The first significant domestic spending cuts after the Great Society came in the form of the Gramm-Latta bills of 1981, pushed through Congress by President Reagan. They were doozies. Non-defense discretionary (henceforth NDD) spending largely inherited from President Carter in 1981 stood at $160.5 billion. The next year it dropped by an astonishing 13.6 percent, to $138.4 billion. Discipline was maintained the next year, at $143.3 billion; and even two years after that, in 1985, it remained as low as $161.7 billion. That’s $28.3 billion, or 14.9 percent, below what NDD spending would have been if it merely kept pace with inflation during those four years.
In 1985, Congress passed the first bill that specifically implemented a sequester mechanism to forbid Congress from over-spending. The Gramm-Rudman-Hollings act (G-R-H) worked like a charm. For Fiscal Year 1986, NDD spending again was cut, down to $148.3 billion. In 1987 the number was $157.8 billion — remarkably, still below the actual dollar figure Reagan inherited six years earlier, and of course hugely below the inflation-adjusted levels.
By then, the first version of G-R-H had been declared unconstitutional, but Congress passed a new, constitutionally sound G-R-H in 1987. Again, even this weaker version largely worked, keeping NDD spending in 1989 at $171 billion, which remained $1.1 billion below what the inflation rate would have dictated during those two years. For the entire eight-year span of budgets signed by President Reagan, the single-year NDD spending had grown just $10.5 billion in actual dollars, which bested inflation by $47.9 billion, or 21.9 percent. Total combined NDD spending during eight years was $45.5 billion, in actual dollars (not even accounting for inflation), below what it would have been if it had just been allowed to flat-line at the original rate of $160.5 billion annually. Measured against inflation, the combined savings reached into the $200 billion range. In those days, that was an immense sum.
In short, arrangements for spending discipline worked for eight years to an extent conservatives now can only dream of. Had we not been saddled by President Nixon with absurdly extravagant entitlement formulas, along with massive interest on national debt that resulted from the high prime rate necessary to curb Carter-era inflation — and, to be sure, had Reagan not pushed the vitally necessary defense build-up in order to save civilization by winning the Cold War — the Reagan-Gramm budgetary efforts would have balanced the budget with ease. (And no, the Reagan tax cuts didn’t cause deficits: Total federal receipts grew in those same eight years by $392 billion, outpacing inflation by $174.4 billion. Even if one takes population growth into account, as liberals like to do, revenues under Reagan outgrew inflation and population growth by $112.3 billion.)

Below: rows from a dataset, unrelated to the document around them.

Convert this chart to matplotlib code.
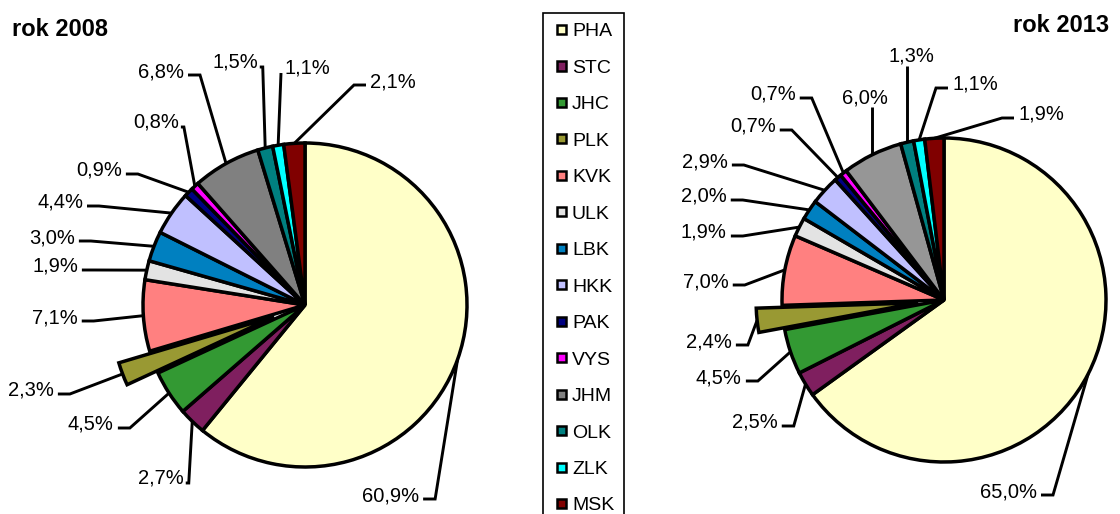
import matplotlib
matplotlib.use('Agg')
import matplotlib.pyplot as plt
import numpy as np
from matplotlib.patches import Rectangle
from matplotlib.legend_handler import HandlerPatch

plt.rcParams['font.family'] = ['Liberation Sans', 'DejaVu Sans']

# ---------------- data ----------------
regions = ['PHA', 'STC', 'JHC', 'PLK', 'KVK', 'ULK', 'LBK', 'HKK',
           'PAK', 'VYS', 'JHM', 'OLK', 'ZLK', 'MSK']
share_2008 = [60.9, 2.7, 4.5, 2.3, 7.1, 1.9, 3.0, 4.4, 0.9, 0.8, 6.8, 1.5, 1.1, 2.1]
share_2013 = [65.0, 2.5, 4.5, 2.4, 7.0, 1.9, 2.0, 2.9, 0.7, 0.7, 6.0, 1.3, 1.1, 1.9]
titles = ['rok 2008', 'rok 2013']

# ---------------- style / layout ----------------
colors_2008 = ['#FFFFC8', '#7F1F5F', '#339933', '#999933', '#FF8080', '#E3E3E3',
               '#0080C0', '#C0C0FF', '#000080', '#FF00FF', '#808080', '#008080',
               '#00FFFF', '#800000']
colors_2013 = colors_2008[:10] + ['#969696'] + colors_2008[11:]
exploded = 'PLK'

W, H = 1120, 514


def py(y):
    return H - y


# pixel layout: centre, radius, explode offset
pie_layout = [
    dict(center=(305, 305), radius=162, explode=33),
    dict(center=(944, 300), radius=162, explode=26),
]
# label layout: (left x, baseline y, leader mode)
label_layout_2008 = [
    (362, 501, 'L'), (138, 483, 'L0'), (68, 430, 'L'), (8, 396, 'L'),
    (32, 323, 'L'), (32, 272, 'L'), (29, 243, 'L'), (37, 208, 'L'),
    (76, 176, 'L'), (133, 127, 'L0'), (138, 77, 'L'), (212, 67, 'L0'),
    (285, 73, 'R0'), (370, 87, 'R'),
]
label_layout_2013 = [
    (980, 497, 'L'), (732, 428, 'L'), (696, 383, 'L'), (686, 347, 'L'),
    (683, 287, 'L'), (681, 238, 'L'), (681, 202, 'L'), (682, 167, 'L'),
    (730, 132, 'L'), (750, 100, 'L'), (842, 103, 'B'), (888, 62, 'B'),
    (952, 90, 'R'), (1018, 120, 'R'),
]
title_layout = [(12, 36, 'left'), (1109, 32, 'right')]


def fmt(v):
    return f'{v:.1f}'.replace('.', ',') + '%'


fig = plt.figure(figsize=(W / 100, H / 100), dpi=100)
ax = fig.add_axes([0, 0, 1, 1])

datasets = [(share_2008, colors_2008, label_layout_2008),
            (share_2013, colors_2013, label_layout_2013)]

all_wedges = []
all_texts = []
for (vals, cols, lab_lay), lay in zip(datasets, pie_layout):
    cx, cy = lay['center']
    expl = [lay['explode'] if r == exploded else 0 for r in regions]
    wedges, _ = ax.pie(vals, colors=cols, startangle=90, counterclock=False,
                       center=(cx, py(cy)), radius=lay['radius'], explode=expl,
                       wedgeprops=dict(edgecolor='black', linewidth=2.5,
                                       joinstyle='miter'))
    all_wedges.append(wedges)
    texts = []
    for v, (lx, lb, mode) in zip(vals, lab_lay):
        t = ax.text(lx, py(lb), fmt(v), ha='left', va='baseline',
                    fontsize=14.5, color='black')
        texts.append(t)
    all_texts.append(texts)

for title, (tx, tb, ha) in zip(titles, title_layout):
    ax.text(tx, py(tb), title, ha=ha, va='baseline', fontsize=17,
            fontweight='bold')

ax.set_xlim(0, W)
ax.set_ylim(0, H)
ax.set_aspect('equal', adjustable='box')
ax.axis('off')

fig.canvas.draw()
renderer = fig.canvas.get_renderer()
inv = ax.transData.inverted()

for wedges, texts, lab_lay in zip(all_wedges, all_texts,
                                  [label_layout_2008, label_layout_2013]):
    for w, t, (lx, lb, mode) in zip(wedges, texts, lab_lay):
        th = np.deg2rad((w.theta1 + w.theta2) / 2)
        ax_x = w.center[0] + w.r * np.cos(th)
        ax_y = w.center[1] + w.r * np.sin(th)
        bb = t.get_window_extent(renderer)
        (x0, y0b), (x1, y1b) = inv.transform([[bb.x0, bb.y0], [bb.x1, bb.y1]])
        yl = py(lb) + 2
        if mode == 'L':
            pts = [(x1 + 4, yl), (x1 + 16, yl), (ax_x, ax_y)]
        elif mode == 'R':
            pts = [(x0 - 4, yl), (x0 - 16, yl), (ax_x, ax_y)]
        elif mode == 'L0':
            pts = [(x1 + 2, py(lb)), (x1 + 5, py(lb)), (ax_x, ax_y)]
        elif mode == 'R0':
            pts = [(x0 - 4, py(lb)), (ax_x, ax_y)]
        else:  # 'B'
            pts = [(ax_x, py(lb + 4)), (ax_x, ax_y)]
        xs, ys = zip(*pts)
        ax.plot(xs, ys, color='black', lw=2.1, solid_capstyle='butt',
                solid_joinstyle='miter', zorder=0.5)


def make_square(legend, orig_handle, xdescent, ydescent, width, height, fontsize):
    s = 6.5
    return Rectangle((-xdescent + width - s, -ydescent + (height - s) / 2), s, s)


leg = ax.legend(all_wedges[0], regions, loc='upper left',
                bbox_to_anchor=(543, py(13)), bbox_transform=ax.transData,
                borderaxespad=0, borderpad=0.5, fontsize=14,
                handlelength=0.69, handleheight=0.7, handletextpad=0.3,
                labelspacing=0.97, fancybox=False, framealpha=1,
                edgecolor='black',
                handler_map={matplotlib.patches.Wedge: HandlerPatch(patch_func=make_square)})
leg.get_frame().set_linewidth(1.2)
for h in leg.legend_handles:
    h.set_linewidth(1.8)

fig.savefig('out.png', dpi=100)
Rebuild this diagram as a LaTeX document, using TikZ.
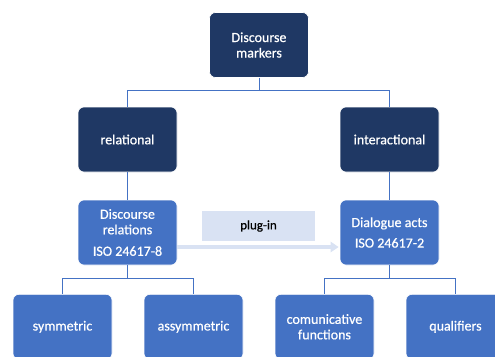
\documentclass[tikz,border=0pt]{standalone}
\usepackage{fontspec}
\setmainfont{Carlito}
\newfontfamily\boxfont[FakeBold=0.6]{Carlito}
\usetikzlibrary{arrows.meta}
\definecolor{navy}{HTML}{1F3864}
\definecolor{mblue}{HTML}{4472C4}
\definecolor{lblue}{HTML}{D9E2F3}
\begin{document}
\begin{tikzpicture}[x=1pt,y=-1pt,
  box/.style={rounded corners=6pt,draw=white,line width=0.6pt,minimum width=99pt,minimum height=65pt,
    align=center,text=white,font=\boxfont\fontsize{14}{15.5}\selectfont,inner sep=2pt},
  dark/.style={box,fill=navy},
  med/.style={box,fill=mblue},
  conn/.style={draw=mblue,line width=0.9pt}]
\useasboundingbox (0,0) rectangle (495,356);
\clip (0,0) rectangle (495,356);
\node[dark] (dm) at (259,45) {Discourse\\markers};
\node[dark] (rel) at (127.5,139.5) {relational};
\node[dark] (int) at (389.5,139.5) {interactional};
\node[med] (dr) at (127.5,232.5) {Discourse\\relations\\[6pt]ISO 24617-8};
\node[med] (da) at (389.5,232.5) {Dialogue acts\\[5pt]ISO 24617-2};
\node[med,anchor=north] (sym) at (62.5,294) {symmetric};
\node[med,anchor=north] (asym) at (193.5,294) {assymmetric};
\node[med,anchor=north] (com) at (324.5,294) {comunicative\\functions};
\node[med,anchor=north] (qual) at (455.5,294) {qualifiers};
\node[fill=lblue,minimum width=113pt,minimum height=30pt,font=\boxfont\fontsize{13}{15}\selectfont] (plug) at (258.5,226) {plug-in};
\draw[conn] (dm.south) -- ++(0,13) -| (rel.north);
\draw[conn] (dm.south) -- ++(0,13) -| (int.north);
\draw[conn] (rel.south) -- (dr.north);
\draw[conn] (int.south) -- (da.north);
\draw[conn] (dr.south) -- ++(0,13) -| (sym.north);
\draw[conn] (dr.south) -- ++(0,13) -| (asym.north);
\draw[conn] (da.south) -- ++(0,13) -| (com.north);
\draw[conn] (da.south) -- ++(0,13) -| (qual.north);
\coordinate (a1) at ([yshift=-14.5pt]dr.east);
\coordinate (a2) at ([yshift=-14.5pt,xshift=-1pt]da.west);
\draw[draw=lblue,line width=3.5pt,-{Triangle[length=8pt,width=10pt]}] (a1) -- (a2);
\end{tikzpicture}
\end{document}
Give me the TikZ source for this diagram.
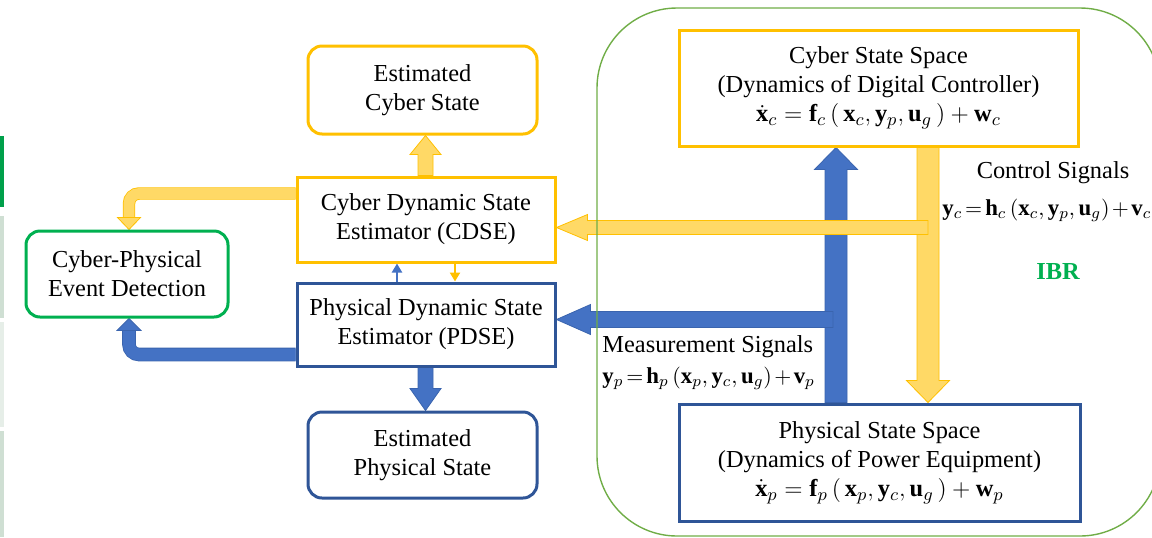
\documentclass[tikz,border=0pt]{standalone}
\usepackage{fontspec}
\setmainfont{Liberation Serif}
\usetikzlibrary{calc,arrows.meta}
\definecolor{obord}{HTML}{FFC000}
\definecolor{ofill}{HTML}{FFD966}
\definecolor{bbord}{HTML}{2F5597}
\definecolor{bfill}{HTML}{4472C4}
\definecolor{bline}{HTML}{3A64AE}
\definecolor{gboxc}{HTML}{00B050}
\definecolor{ibrline}{HTML}{70AD47}
\definecolor{barA}{HTML}{00A04B}
\definecolor{barB}{HTML}{CFDFD3}
\definecolor{barC}{HTML}{E6EEE8}
\pgfdeclarelayer{bg}
\pgfsetlayers{bg,main}
\newcommand{\tightm}{\thickmuskip=2.5mu\medmuskip=2mu}
% #1 start, #2 tip, #3 half shaft, #4 half head, #5 head length, #6 style
\newcommand{\blockarrow}[6]{%
  \coordinate (ba-h) at ($(#2)!#5!(#1)$);
  \path[#6] ($(#1)!#3!90:(#2)$) -- ($(ba-h)!#3!90:(#2)$) -- ($(ba-h)!#4!90:(#2)$)
    -- (#2) -- ($(ba-h)!#4!-90:(#2)$) -- ($(ba-h)!#3!-90:(#2)$) -- ($(#1)!#3!-90:(#2)$) -- cycle;}
\begin{document}
\begin{tikzpicture}[x=0.5pt,y=-0.5pt,
  txt/.style={font=\fontsize{12.2}{14.5}\selectfont, align=center},
  eqtxt/.style={font=\fontsize{11.4}{14}\selectfont, anchor=west, inner sep=0pt},
  box/.style={txt, draw, line width=1.5pt, fill=white, inner sep=0pt},
  obox/.style={box, draw=obord},
  bbox/.style={box, draw=bbord},
  gbox/.style={box, draw=gboxc},
  rnd/.style={rounded corners=7pt},
  oarrow/.style={fill=ofill, draw=obord, line width=0.4pt},
  barrow/.style={fill=bfill, draw=bline, line width=0.4pt},
  obend/.style={draw=obord, double=ofill, double distance=5.4pt, line width=0.4pt, rounded corners=5pt},
  bbend/.style={draw=bline, double=bfill, double distance=6pt, line width=0.4pt, rounded corners=5pt},
  othin/.style={draw=obord, line width=1.4pt, -{Triangle[width=5pt,length=4.5pt]}},
  bthin/.style={draw=bfill, line width=1.4pt, -{Triangle[width=5pt,length=4.5pt]}}]
\useasboundingbox (0,0) rectangle (1152,537);

% left edge bars
\fill[barA] (0,136) rectangle (4,207);
\fill[barB] (0,216) rectangle (4,318);
\fill[barC] (0,322) rectangle (4,427);
\fill[barB] (0,431) rectangle (4,537);

% nodes
\node[obox, rnd, minimum width=114.5pt, minimum height=44pt] (ecs) at (422.5,90) {Estimated\\Cyber State};
\node[obox, minimum width=129pt, minimum height=42.5pt] (cdse) at (426,219.5) {Cyber Dynamic State\\Estimator (CDSE)};
\node[bbox, minimum width=129pt, minimum height=41.5pt] (pdse) at (426,324.5) {Physical Dynamic State\\Estimator (PDSE)};
\node[bbox, rnd, minimum width=114.5pt, minimum height=43pt] (eps) at (422.5,455) {Estimated\\Physical State};
\node[gbox, rnd, minimum width=101pt, minimum height=43pt] (ced) at (127,274) {Cyber-Physical\\Event Detection};
\node[obox, minimum width=199.5pt, minimum height=58pt] (css) at (878.5,88)
  {Cyber State Space\\(Dynamics of Digital Controller)\\
   $\dot{\mathbf{x}}_c=\mathbf{f}_c\left(\,\mathbf{x}_c,\mathbf{y}_p,\mathbf{u}_g\,\right)+\mathbf{w}_c$};
\node[bbox, minimum width=200.5pt, minimum height=58.5pt] (pss) at (879.5,462.5)
  {Physical State Space\\(Dynamics of Power Equipment)\\
   $\dot{\mathbf{x}}_p=\mathbf{f}_p\left(\,\mathbf{x}_p,\mathbf{y}_c,\mathbf{u}_g\,\right)+\mathbf{w}_p$};

% labels
\node[txt] (ctl) at (1053,173) {Control Signals};
\node[eqtxt] (yc) at (942,210)
  {$\tightm\mathbf{y}_c=\mathbf{h}_c\left(\mathbf{x}_c,\mathbf{y}_p,\mathbf{u}_g\right)+\mathbf{v}_c$};
\node[txt, font=\fontsize{12.2}{14.5}\selectfont\bfseries, text=gboxc] (ibr) at (1058,272) {IBR};
\node[txt, anchor=west, inner sep=0pt] (meas) at (602,347) {Measurement Signals};
\node[eqtxt] (yp) at (602,378)
  {$\tightm\mathbf{y}_p=\mathbf{h}_p\left(\mathbf{x}_p,\mathbf{y}_c,\mathbf{u}_g\right)+\mathbf{v}_p$};

% connector end points
\coordinate (a1s) at ($(cdse.north)+(-0.5,0)$);
\coordinate (a1e) at (a1s |- ecs.south);
\coordinate (a2s) at ($(pdse.south)+(-0.5,0)$);
\coordinate (a2e) at (a2s |- eps.north);
\coordinate (a5s) at ($(pss.north)+(-43.5,0)$);
\coordinate (a5e) at (a5s |- css.south);
\coordinate (a6s) at ($(css.south)+(49.5,0)$);
\coordinate (a6e) at (a6s |- pss.north);
\coordinate (a3s) at ($(a6s)+(0,80)$);
\coordinate (a3e) at (cdse.east |- a3s);
\coordinate (a4s) at ($(a5s)+(-3,-83)$);
\coordinate (a4e) at (pdse.east |- a4s);
\coordinate (o1) at ($(cdse.north west)+(0,18)$);
\coordinate (o2) at ($(ced.north)+(2,-12)$);
\coordinate (o3) at ($(ced.north)+(2,0)$);
\coordinate (b1) at ($(pdse.south west)+(0,-13)$);
\coordinate (b2) at ($(ced.south)+(2,12)$);
\coordinate (b3) at ($(ced.south)+(2,0)$);

\begin{pgfonlayer}{bg}
  \blockarrow{a1s}{a1e}{3.75pt}{7.75pt}{9.5pt}{oarrow}
  \blockarrow{a2s}{a2e}{3.75pt}{7.75pt}{11pt}{barrow}
  \blockarrow{a6s}{a6e}{5.5pt}{10.75pt}{11pt}{oarrow}
  \blockarrow{a5s}{a5e}{5.5pt}{10.75pt}{11pt}{barrow}
  \blockarrow{a3s}{a3e}{3.5pt}{6.5pt}{15.5pt}{oarrow}
  \blockarrow{a4s}{a4e}{4pt}{7.5pt}{17pt}{barrow}
  \draw[obend] (o1) -| (o2);
  \path[oarrow] ($(o2)+(-11.5,0)$) -- ($(o2)+(11.5,0)$) -- (o3) -- cycle;
  \draw[bbend] (b1) -| (b2);
  \path[barrow] ($(b2)+(-12,0)$) -- ($(b2)+(12,0)$) -- (b3) -- cycle;
  \draw[bthin] ($(pdse.north)+(-29,0)$) -- ($(cdse.south)+(-29,0)$);
  \draw[othin] ($(cdse.south)+(29,0)$) -- ($(pdse.north)+(29,0)$);
\end{pgfonlayer}

% IBR container
\draw[ibrline, line width=0.7pt, rounded corners=40pt] (597,8) rectangle (1160,536);
\end{tikzpicture}
\end{document}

Obviously, these are a lot of numbers to digest, but the lesson is clear: Spending caps work. Or, at least, they work until supposedly conservative politicians go so wobbly that they openly and specifically repeal the entire cap mechanism and replace it with a far weaker fig leaf. That’s what the elder President Bush did — and that’s when, for five years, NDD spending grew like kudzu (stopping again for three years when the Republican Gingrich-Livingston team ran Appropriations pre-Lewinsky). Until the elder President Bush went all kinder-and-gentler on us, spending caps proved a godsend for believers in limited government.
Conservatives, especially Tea Partiers, who maintain that Speaker John Boehner’s out-year spending caps are illusory are just dead wrong. Boehner’s design, as I understand it, seems just as strong as that of G-R-H. Sure, it would be nice if the cap levels were set lower — but against a hard-left president and Democratic Senate, that doesn’t seem possible. Nothing precludes the House, during the normal Appropriations process where its leverage is somewhat substantial, from improving on the savings in annual spending bills — without the downside risk of undermining the full faith and credit of the United States.
Any final debt-limit bill that includes any such enforceable NDD spending caps would be a significant achievement. Those caps will bedevil liberals for years, and provide strong support for fiscal conservatives. They will act as a statutory backstop — or, in martial terms, a well-reinforced high ground from which conservatives can launch future, even more effective assaults on the federal budgetary beast.
Note: All numbers used herein come from official figures published by the Office of Management and Budget and from official inflation calculators.